State Standing: The Arcane Issue at the Heart of the Immigration Ban Litigation
On Monday, advocates for the state of Hawaii will square off against the Trump Administration in a challenge to the most recent version of the President’s travel ban from six predominantly Muslim countries. At the heart of the litigation is a somewhat arcane issue — the state of Hawaii’s standing to bring the suit. Standing doctrine requires that a plaintiff must have some concrete interest at stake in the lawsuit that makes it a proper party to bring the case in the first place. Recent developments in standing law suggest that Hawaii has a strong leg to stand on, so to speak. Ironically, it was a decades-long effort by conservative judges, most notably the late Antonin Scalia, that tried to make the standing requirement more difficult to satisfy that just may have set the stage for the courts to rule in favor of state governments on the standing issue moving forward.
Prior to assuming his role on the Supreme Court, then-judge Scalia penned an influential law review article that advocated for a new view of standing, one which the Supreme Court would espouse just a few years later with Scalia on the Court. That view of standing was that only parties that could show they were harmed in a specific and concrete way, mostly by showing some economic injury, would be able to enjoy standing to sue. Proponents of this view of standing were critical of so-called “public law litigation”: lawsuits filed by parties with a political ax to grind who, it might be argued, had not suffered any real economic injury by the action they were challenging. The watershed decision that established this new view of standing was an environmental case in which the members of an environmental group, who failed to allege that they had any concrete plans to visit specific international regions affected by U.S. government policies, could not bring a lawsuit to challenge those government policies.
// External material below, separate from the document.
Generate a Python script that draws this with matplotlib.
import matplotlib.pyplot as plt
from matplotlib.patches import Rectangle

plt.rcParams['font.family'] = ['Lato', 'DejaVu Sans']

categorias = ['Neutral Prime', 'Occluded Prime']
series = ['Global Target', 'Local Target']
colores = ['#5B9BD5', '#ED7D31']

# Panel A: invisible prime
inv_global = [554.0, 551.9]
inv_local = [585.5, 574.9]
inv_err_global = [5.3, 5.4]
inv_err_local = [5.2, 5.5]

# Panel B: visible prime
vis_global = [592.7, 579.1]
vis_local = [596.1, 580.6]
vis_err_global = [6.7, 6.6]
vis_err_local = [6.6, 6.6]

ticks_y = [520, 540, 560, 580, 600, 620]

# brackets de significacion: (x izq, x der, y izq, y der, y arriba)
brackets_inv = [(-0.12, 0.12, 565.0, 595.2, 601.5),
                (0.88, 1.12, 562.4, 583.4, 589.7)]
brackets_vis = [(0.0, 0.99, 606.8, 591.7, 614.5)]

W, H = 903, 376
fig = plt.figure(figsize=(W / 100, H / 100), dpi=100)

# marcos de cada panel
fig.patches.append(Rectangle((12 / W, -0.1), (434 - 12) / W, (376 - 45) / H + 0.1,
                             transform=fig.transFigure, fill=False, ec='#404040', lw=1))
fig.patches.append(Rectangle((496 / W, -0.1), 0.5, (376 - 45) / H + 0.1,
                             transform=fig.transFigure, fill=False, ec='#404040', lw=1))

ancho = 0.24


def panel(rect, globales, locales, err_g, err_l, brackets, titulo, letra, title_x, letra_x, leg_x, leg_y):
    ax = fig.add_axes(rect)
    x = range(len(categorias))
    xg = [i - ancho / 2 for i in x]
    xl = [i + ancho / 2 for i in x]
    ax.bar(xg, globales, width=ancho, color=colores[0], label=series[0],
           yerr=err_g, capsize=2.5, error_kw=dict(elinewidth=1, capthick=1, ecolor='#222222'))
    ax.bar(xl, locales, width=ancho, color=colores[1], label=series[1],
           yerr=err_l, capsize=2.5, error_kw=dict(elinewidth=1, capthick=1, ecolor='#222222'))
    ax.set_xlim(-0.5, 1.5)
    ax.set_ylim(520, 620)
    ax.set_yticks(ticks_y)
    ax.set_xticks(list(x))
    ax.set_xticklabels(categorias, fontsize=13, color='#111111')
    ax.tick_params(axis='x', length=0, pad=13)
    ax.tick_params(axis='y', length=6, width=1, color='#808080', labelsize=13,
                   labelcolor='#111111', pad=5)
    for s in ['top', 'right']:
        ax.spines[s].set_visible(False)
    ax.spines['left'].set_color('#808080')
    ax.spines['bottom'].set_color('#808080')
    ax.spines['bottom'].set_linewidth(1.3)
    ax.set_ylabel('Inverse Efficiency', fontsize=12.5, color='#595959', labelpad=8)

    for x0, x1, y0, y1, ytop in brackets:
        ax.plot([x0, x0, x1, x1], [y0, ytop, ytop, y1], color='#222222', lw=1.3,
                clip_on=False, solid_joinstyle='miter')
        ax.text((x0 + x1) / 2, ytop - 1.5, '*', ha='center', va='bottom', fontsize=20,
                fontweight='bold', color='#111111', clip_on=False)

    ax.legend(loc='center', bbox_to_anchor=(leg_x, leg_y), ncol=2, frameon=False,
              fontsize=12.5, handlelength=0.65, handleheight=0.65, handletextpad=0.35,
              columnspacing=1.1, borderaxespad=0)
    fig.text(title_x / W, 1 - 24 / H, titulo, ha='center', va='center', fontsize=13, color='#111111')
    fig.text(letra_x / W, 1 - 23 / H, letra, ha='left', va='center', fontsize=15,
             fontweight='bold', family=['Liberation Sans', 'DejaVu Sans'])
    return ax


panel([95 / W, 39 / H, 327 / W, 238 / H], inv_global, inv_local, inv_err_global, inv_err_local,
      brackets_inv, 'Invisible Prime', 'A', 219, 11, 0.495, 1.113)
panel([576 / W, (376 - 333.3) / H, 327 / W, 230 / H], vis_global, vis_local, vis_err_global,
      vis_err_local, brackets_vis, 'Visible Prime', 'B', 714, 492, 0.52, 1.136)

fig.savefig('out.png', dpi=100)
In the years since that decision, Lujan v. Defenders of Wildlife, written by Scalia, courts have erected barriers to public law plaintiffs, asserting that they need to allege some concrete injury in order to have standing to sue. But a funny thing has happened in litigation, particularly litigation brought by state governments seeking to halt federal government action or inaction. Courts have recognized that states do have certain concrete injuries that enable them to bring suit. One of the most significant of these cases was a lawsuit filed by a group of plaintiffs, led by the State of Massachusetts. In that case, Massachusetts v. EPA, the plaintiffs sued the administration of George W. Bush for its failure to take action to regulate greenhouse gas emissions. The Supreme Court, in an opinion joined by Justice Anthony Kennedy, the swing-man on the Court, found that Massachusetts had standing to sue, in part because it was itself a landowner and, as such, was threatened with a loss of its ocean-side properties due to rising sea levels that would accompany a failure to regulate these gasses.
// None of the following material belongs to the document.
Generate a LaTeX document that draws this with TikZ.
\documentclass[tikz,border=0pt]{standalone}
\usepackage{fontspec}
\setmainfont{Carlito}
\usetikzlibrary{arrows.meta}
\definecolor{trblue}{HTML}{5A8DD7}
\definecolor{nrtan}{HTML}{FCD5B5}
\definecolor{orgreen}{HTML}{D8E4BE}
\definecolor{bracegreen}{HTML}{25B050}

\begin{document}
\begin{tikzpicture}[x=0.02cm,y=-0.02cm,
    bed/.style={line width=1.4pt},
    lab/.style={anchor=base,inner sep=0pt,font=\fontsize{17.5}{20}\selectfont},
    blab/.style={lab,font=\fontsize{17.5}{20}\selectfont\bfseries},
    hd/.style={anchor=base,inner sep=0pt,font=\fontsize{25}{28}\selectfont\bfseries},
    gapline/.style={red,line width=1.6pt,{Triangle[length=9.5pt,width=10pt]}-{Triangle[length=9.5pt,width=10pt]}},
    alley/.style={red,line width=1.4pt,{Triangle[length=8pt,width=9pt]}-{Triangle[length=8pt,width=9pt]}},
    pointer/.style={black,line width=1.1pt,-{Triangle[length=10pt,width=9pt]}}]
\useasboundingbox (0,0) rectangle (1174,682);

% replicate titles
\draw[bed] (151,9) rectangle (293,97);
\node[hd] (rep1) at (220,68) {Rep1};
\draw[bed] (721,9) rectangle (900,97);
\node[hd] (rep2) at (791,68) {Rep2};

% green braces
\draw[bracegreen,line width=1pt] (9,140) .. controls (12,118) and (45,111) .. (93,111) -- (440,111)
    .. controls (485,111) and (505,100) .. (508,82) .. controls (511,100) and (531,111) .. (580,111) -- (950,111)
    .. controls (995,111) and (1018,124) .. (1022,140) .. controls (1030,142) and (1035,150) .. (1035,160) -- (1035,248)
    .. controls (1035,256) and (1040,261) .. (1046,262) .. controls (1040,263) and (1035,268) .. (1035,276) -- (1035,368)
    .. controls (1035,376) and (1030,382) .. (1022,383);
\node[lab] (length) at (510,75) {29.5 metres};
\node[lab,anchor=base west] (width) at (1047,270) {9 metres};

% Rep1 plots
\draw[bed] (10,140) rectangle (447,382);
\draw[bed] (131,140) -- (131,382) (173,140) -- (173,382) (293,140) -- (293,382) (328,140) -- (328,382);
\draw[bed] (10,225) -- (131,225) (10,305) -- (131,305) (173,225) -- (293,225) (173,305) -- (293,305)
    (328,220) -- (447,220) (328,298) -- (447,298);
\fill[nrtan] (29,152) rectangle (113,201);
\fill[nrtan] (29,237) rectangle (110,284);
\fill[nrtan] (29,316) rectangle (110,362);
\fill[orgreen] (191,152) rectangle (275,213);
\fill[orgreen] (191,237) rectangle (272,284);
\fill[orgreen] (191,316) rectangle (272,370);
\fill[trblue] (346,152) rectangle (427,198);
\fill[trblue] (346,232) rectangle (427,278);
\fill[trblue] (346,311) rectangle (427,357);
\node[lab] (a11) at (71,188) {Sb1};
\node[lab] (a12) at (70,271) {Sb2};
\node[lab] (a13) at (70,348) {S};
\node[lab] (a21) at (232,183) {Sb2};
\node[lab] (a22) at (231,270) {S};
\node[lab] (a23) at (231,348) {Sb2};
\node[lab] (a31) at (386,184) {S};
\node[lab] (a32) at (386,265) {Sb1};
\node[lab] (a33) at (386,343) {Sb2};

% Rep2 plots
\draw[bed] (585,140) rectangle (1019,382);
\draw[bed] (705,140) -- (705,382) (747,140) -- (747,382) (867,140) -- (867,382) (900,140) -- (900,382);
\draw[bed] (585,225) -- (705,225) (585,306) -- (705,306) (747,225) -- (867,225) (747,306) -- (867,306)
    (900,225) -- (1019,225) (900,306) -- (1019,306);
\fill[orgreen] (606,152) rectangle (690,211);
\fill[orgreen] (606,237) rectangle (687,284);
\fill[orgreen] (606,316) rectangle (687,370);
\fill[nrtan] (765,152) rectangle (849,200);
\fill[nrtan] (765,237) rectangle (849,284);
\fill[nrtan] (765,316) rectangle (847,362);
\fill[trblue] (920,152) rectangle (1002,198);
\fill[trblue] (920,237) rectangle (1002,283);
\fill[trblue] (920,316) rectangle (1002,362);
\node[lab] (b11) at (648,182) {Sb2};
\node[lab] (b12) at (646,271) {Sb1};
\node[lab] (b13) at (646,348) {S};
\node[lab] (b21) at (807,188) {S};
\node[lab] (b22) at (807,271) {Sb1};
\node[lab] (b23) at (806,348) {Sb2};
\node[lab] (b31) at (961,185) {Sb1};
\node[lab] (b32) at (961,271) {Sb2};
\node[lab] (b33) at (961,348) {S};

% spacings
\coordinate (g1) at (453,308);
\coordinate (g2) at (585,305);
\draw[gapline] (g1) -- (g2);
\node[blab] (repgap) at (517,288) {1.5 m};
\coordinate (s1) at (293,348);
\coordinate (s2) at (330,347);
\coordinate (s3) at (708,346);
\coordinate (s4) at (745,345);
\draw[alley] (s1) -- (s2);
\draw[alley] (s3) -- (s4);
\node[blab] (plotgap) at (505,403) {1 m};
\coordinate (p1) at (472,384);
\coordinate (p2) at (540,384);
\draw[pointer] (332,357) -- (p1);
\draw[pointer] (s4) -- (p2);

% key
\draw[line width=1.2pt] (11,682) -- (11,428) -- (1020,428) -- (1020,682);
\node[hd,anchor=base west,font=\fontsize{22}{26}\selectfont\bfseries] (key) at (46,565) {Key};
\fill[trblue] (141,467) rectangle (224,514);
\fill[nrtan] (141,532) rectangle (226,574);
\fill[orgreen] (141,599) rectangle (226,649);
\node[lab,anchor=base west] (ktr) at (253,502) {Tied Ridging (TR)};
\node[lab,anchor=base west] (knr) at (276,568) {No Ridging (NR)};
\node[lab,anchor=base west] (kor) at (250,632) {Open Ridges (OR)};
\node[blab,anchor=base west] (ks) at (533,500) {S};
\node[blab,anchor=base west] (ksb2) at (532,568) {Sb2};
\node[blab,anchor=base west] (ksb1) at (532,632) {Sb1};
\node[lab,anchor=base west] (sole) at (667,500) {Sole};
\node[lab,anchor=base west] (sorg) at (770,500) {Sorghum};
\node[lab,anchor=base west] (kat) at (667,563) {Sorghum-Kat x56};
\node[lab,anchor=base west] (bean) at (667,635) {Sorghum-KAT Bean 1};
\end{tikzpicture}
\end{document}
Since that case, states have been lining up to sue the federal government, alleging all manner of economic injuries suffered by those states. For example, the State of Texas led a group of states in suing the Obama Administration over some of its immigration policies, alleging that if more immigrants had legal status, the state would have to expend economic resources to grant them driver’s licenses. Similarly, the State of Nevada led another group of states that sued the Obama Administration challenging new overtime policies favorable to workers. But those states did not sue over some grand principles of constitutional law. No, they sued because, as employers, they would be impacted economically and adversely by the new overtime rules and have to pay their employees more.
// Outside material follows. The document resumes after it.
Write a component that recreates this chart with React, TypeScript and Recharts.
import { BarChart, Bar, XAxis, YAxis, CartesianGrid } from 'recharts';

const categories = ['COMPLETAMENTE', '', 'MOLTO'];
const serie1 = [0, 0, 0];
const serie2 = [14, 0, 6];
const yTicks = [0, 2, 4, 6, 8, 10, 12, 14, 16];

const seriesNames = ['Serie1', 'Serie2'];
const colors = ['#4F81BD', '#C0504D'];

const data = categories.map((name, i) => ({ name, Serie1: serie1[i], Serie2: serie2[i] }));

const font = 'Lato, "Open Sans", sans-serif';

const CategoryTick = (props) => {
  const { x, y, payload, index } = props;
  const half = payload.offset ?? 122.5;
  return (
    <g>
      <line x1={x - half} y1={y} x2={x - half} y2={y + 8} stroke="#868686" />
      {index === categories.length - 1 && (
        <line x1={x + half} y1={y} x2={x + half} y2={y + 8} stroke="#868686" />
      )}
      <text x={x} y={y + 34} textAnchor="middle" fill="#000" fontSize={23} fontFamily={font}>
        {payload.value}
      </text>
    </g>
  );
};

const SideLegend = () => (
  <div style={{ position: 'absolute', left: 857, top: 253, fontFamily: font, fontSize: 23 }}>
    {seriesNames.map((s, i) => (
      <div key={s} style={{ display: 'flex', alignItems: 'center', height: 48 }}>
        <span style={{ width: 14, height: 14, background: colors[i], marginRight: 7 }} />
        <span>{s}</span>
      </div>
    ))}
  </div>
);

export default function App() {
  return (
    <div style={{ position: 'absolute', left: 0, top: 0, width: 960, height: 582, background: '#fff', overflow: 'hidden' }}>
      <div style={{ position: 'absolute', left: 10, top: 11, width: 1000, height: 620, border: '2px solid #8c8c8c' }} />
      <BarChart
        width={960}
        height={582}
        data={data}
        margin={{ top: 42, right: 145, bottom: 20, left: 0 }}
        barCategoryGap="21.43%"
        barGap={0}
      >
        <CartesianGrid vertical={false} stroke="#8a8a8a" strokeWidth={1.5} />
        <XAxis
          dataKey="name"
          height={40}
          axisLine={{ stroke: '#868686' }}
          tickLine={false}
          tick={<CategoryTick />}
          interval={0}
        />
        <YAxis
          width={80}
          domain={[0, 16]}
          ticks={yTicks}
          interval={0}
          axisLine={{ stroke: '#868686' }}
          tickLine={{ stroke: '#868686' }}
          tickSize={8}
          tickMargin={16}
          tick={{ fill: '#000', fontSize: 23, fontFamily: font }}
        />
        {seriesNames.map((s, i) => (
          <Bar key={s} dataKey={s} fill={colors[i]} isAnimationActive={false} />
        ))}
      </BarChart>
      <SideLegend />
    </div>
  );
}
Hawaii’s case, like those cases brought by states against the Obama Administration, raises similar harms to the economic interests of the state. Notably, the state argues that it will lose tourism revenue and its state universities will suffer from diminished enrollment, both versions of direct, economic harm suffered by the state. So far, states challenging the travel ban have had success in alleging these sorts of injuries, as more conservative states found success in challenging acts of the Obama Administration by alleging similar, economic injuries.
As I argue in greater depth here, despite the effort to scale back public law litigation by narrowing the class of plaintiffs who can bring this type of lawsuit through a restrictive view of standing, states have found success by accepting and embracing this narrow view of standing and alleging the direct and economic harms they suffer as a result of policies they wish to challenge. The courts seemed amenable to efforts by conservative states to challenge federal policies by recognizing those states’ standing to sue; we’ll see how the courts respond to the efforts of more progressive states to do the same.